Active Video Summarization: Customized Summaries via On-line Interaction with the User
Authors: Ana Garcia del Molino, Xavier Boix, Joo-Hwee Lim, Ah-Hwee Tan
AAAI 2017 | Conference PDF | Archive PDF | Plain Text | LLM Run Details
| Reproducibility Variable | Result | LLM Response |
|---|---|---|
| Research Type | Experimental | We evaluate AVS in the commonly used UTEgo dataset. We also introduce a new dataset for customized video summarization (CSumm) recorded with a Google Glass. The results show that AVS achieves an excellent compromise between usability and quality.
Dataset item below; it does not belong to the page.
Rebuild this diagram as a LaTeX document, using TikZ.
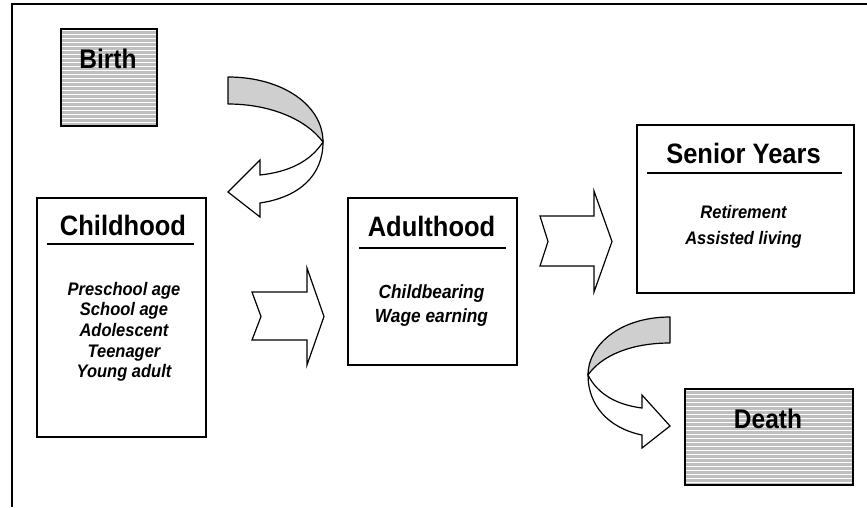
\documentclass[tikz,border=0pt]{standalone}
\usepackage{fontspec}
\usepackage{graphicx}
\setmainfont{Liberation Sans}
\definecolor{bandgray}{HTML}{CFCFCF}
\definecolor{stripegray}{HTML}{BFBFBF}
\newcommand{\tallt}[1]{\scalebox{1}[1.1]{#1}}
\begin{document}
\begin{tikzpicture}[x=1pt,y=-1pt,
  box/.style={draw, line width=1.7pt, inner sep=0pt, fill=white, anchor=north west},
  striped/.style={draw, line width=1.7pt, inner sep=0pt, fill=stripegray, anchor=north west,
    path picture={\foreach \k in {0,...,30}{\draw[white, line width=1pt]
      ([yshift=-\k*4pt-2pt]path picture bounding box.north west) --
      ([yshift=-\k*4pt-2pt]path picture bounding box.north east);}}},
  title/.style={font=\fontsize{25.5}{30}\selectfont\bfseries, anchor=base, inner sep=0pt},
  endtitle/.style={font=\fontsize{24.5}{29}\selectfont\bfseries, anchor=base, inner sep=0pt},
  item/.style={font=\fontsize{16.5}{20}\selectfont\bfseries\itshape, anchor=base, inner sep=0pt},
  bigitem/.style={font=\fontsize{17.3}{20}\selectfont\bfseries\itshape, anchor=base, inner sep=0pt},
  uline/.style={line width=1.7pt},
  frame/.style={line width=1.6pt},
  arrowshape/.style={draw, line width=1.2pt, fill=white, line join=miter},
  backband/.style={draw, line width=1.2pt, fill=bandgray, line join=round}]
\useasboundingbox (0,0) rectangle (867,507);
\draw[frame] (12,507) -- (12,4) -- (867,4);

% boxes
\node[striped, minimum width=96pt, minimum height=97pt] (birth) at (60,28) {};
\node[box, minimum width=169pt, minimum height=239pt] (child) at (36,197) {};
\node[box, minimum width=169pt, minimum height=167pt] (adult) at (347,197) {};
\node[box, minimum width=217pt, minimum height=168pt] (senior) at (636,124) {};
\node[striped, minimum width=168pt, minimum height=96pt] (death) at (684,388) {};

% titles
\node[endtitle] (birthT) at (108,68) {\tallt{Birth}};
\node[endtitle] (deathT) at (768,428) {\tallt{Death}};
\node[title] (childT) at (123,235) {\tallt{Childhood}};
\node[title] (adultT) at (431.5,236.5) {\tallt{Adulthood}};
\node[title] (seniorT) at (743.5,163) {\tallt{Senior Years}};
\draw[uline] (47,244) -- (194,244);
\draw[uline] (359,248) -- (506,248);
\draw[uline] (647,173) -- (842,173);

% items
\node[item] (c1) at (124,295) {\tallt{Preschool age}};
\node[item] (c2) at (124,315.7) {\tallt{School age}};
\node[item] (c3) at (124,336.4) {\tallt{Adolescent}};
\node[item] (c4) at (124,357.1) {\tallt{Teenager}};
\node[item] (c5) at (124,377.8) {\tallt{Young adult}};
\node[bigitem] (a1) at (431.5,298) {\tallt{Childbearing}};
\node[bigitem] (a2) at (431.5,322.5) {\tallt{Wage earning}};
\node[item] (s1) at (743.5,218) {\tallt{Retirement}};
\node[item] (s2) at (743.5,244) {\tallt{Assisted living}};

% straight notched arrows
\draw[arrowshape] (252,292) -- (307,292) -- (307,268) -- (324,316.5) -- (307,365)
  -- (307,340) -- (252,340) -- (261,316.5) -- cycle;
\draw[arrowshape] (540,216) -- (594,216) -- (594,191) -- (612,241.5) -- (594,292)
  -- (594,266) -- (540,266) -- (548,241.5) -- cycle;

% curved arrow Birth -> Childhood
\path[backband] (228,77) .. controls (282,77) and (323,105) .. (323,142)
  .. controls (305,118) and (268,104) .. (228,104) -- cycle;
\path[arrowshape] (323,142) .. controls (310,162) and (288,172) .. (260,175)
  -- (260,160) -- (228,192) -- (260,217) -- (260,203)
  .. controls (300,197) and (323,175) .. (323,142) -- cycle;

% curved arrow Senior -> Death
\path[backband] (670,317) .. controls (620,317) and (588,345) .. (588,375)
  .. controls (602,355) and (632,343) .. (670,343) -- cycle;
\path[arrowshape] (588,375) .. controls (598,395) and (618,405) .. (642,408)
  -- (642,395) -- (670,426) -- (642,448) -- (642,435)
  .. controls (608,428) and (588,405) .. (588,375) -- cycle;
\end{tikzpicture}
\end{document}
In 41% of the videos, AVS is considered the best over all tested baselines, including summaries manually generated. |
| Researcher Affiliation | Academia | Ana Garcia del Molino, Xavier Boix, Joo-Hwee Lim, Ah-Hwee Tan Institute for Infocomm Research, A*STAR, Singapore School of Computer Science and Engineering, Nanyang Technological University, Singapore LCSL, Massachusetts Institute of Technology and Istituto Italiano di Tecnologia, MA Center for Brains, Minds, and Machines, Mc Govern Institute for Brain Research, Massachusetts Institute of Technology, MA {stugdma,joohwee}@i2r.a-star.edu.sg, xboix@mit.edu, asahtan@ntu.edu.sg |
| Pseudocode | Yes | Alg. 1: Active Summarization |
| Open Source Code | No | The paper does not provide any concrete access information for its source code, nor does it explicitly state that the code will be made open source or is available in supplementary materials. |
| Open Datasets | Yes | We evaluate AVS on two challenging datasets for video summarization: UTEgo (Lee, Ghosh, and Grauman 2012), which is a commonly used egocentric video dataset, and CSumm, a new dataset for customizable video summarization that we introduce. CSumm contains single-shot unconstrained videos of long duration recorded with a Google Glass |
| Dataset Splits | No | The paper does not provide specific details on training/validation/test splits, such as percentages, sample counts, or explicit citation to predefined splits for reproducibility. It describes general evaluation methodologies like user studies but not data partitioning for model training/validation. |
| Hardware Specification | No | The paper mentions 'Google Glass' and 'Looxcie camera' as recording devices and the use of a 'neural network' (Alex Net) which implies computational hardware, but it does not specify any particular GPU models, CPU models, or other hardware used for running the experiments or training the models. |
| Software Dependencies | No | The paper mentions using 'Alex Net' and a 'Belief Propagation (BP)' implementation, but it does not provide specific version numbers for any software libraries, frameworks, or solvers used in the experiments. |
| Experiment Setup | Yes | We set α = 5, β = 1 and γ = 1. ... In the active interaction phase, the multiplier K is set to 5. ... Qi is increased or decreased by Δ, which is set to 100 to ensure that the segments selected by the user appear in the summary, and the discarded do not. ... The duration is variable depending on the length of the original video. It is set to be around 0.1% of the video length, with a minimum of 10 seconds. |